Two hotel industry groups filed a federal lawsuit Tuesday challenging a new Los Angeles law that requires a higher minimum wage at the city's larger hotels.
The lawsuit from the American Hotel and Lodging Assn. and the Asian American Hotel Owners Assn. contends that the City Council's decision to impose a $15.37 per hour minimum wage is preempted by federal labor law and therefore unenforceable.
The two groups also say the city is interfering with labor relations and union organizing at its larger hotels. And they voiced fears that L.A.'s ordinance could be replicated elsewhere in the country.
"It gives the unions a powerful economic wedge" to use against hotel management, said attorney Michael Starr, standing outside federal court.
Under the ordinance, hotels with a unionized workforce can be exempted from paying the $15.37 hourly wage, if workers agree in their contract to relinquish that opportunity. Hotels that face severe financial hardships also can be exempted.
The two industry groups are seeking an injunction to block enforcement of the hotel wage law, which was approved in September. The measure is set to go into effect in July for hotels with at least 300 rooms and expand a year later to hotels with at least 150 rooms.
Backers of the measure said it would prevent hotel workers from having to take on second jobs that keep them from seeing their families.
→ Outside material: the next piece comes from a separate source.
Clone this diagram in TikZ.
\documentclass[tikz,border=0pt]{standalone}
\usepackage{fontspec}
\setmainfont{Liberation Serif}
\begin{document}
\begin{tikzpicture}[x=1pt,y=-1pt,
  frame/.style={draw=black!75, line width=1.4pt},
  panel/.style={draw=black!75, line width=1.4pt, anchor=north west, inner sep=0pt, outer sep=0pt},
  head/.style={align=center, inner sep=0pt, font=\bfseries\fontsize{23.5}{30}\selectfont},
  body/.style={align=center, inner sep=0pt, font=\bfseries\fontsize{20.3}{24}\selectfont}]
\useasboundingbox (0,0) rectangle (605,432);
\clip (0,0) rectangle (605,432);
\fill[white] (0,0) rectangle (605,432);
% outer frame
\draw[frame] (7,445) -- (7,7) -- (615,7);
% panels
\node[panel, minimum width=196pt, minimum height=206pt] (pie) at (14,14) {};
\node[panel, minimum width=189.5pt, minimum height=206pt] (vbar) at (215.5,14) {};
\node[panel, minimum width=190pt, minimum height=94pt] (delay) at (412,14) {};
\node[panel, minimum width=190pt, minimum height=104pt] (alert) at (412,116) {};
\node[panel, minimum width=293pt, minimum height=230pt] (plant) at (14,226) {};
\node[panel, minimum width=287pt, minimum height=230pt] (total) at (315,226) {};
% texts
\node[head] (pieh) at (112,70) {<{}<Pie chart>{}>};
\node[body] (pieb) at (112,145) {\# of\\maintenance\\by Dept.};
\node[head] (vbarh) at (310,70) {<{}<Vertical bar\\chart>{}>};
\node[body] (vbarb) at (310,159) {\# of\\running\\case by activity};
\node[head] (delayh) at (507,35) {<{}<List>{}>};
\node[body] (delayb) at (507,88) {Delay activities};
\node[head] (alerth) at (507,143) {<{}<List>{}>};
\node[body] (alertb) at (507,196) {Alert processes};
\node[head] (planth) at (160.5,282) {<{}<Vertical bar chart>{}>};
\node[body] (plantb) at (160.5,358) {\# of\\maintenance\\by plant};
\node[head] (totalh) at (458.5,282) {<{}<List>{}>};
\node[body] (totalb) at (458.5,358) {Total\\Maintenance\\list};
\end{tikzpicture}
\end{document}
They also argued that the hotels in Los Angeles have benefited from the city's efforts at boosting the tourism industry.
"I am confident that the city will prevail, as it has in the past with similar legal actions threatening efforts to raise wages for local workers," Price said. "At the end of the day, this is about giving hardworking men and women a fair wage for a fair day's work at hotels as we continue to work toward raising wages for all Angelenos."
The hotel industry's lawsuit claims L.A.'s wage law establishes a minimum pay that is "far above the market rate" for hotels and the restaurants that operate inside them.
The ordinance is based on "the City Council's perception of what 'larger hotels' in the city are capable of paying based on the council's assessment of their financial circumstances," the lawsuit states.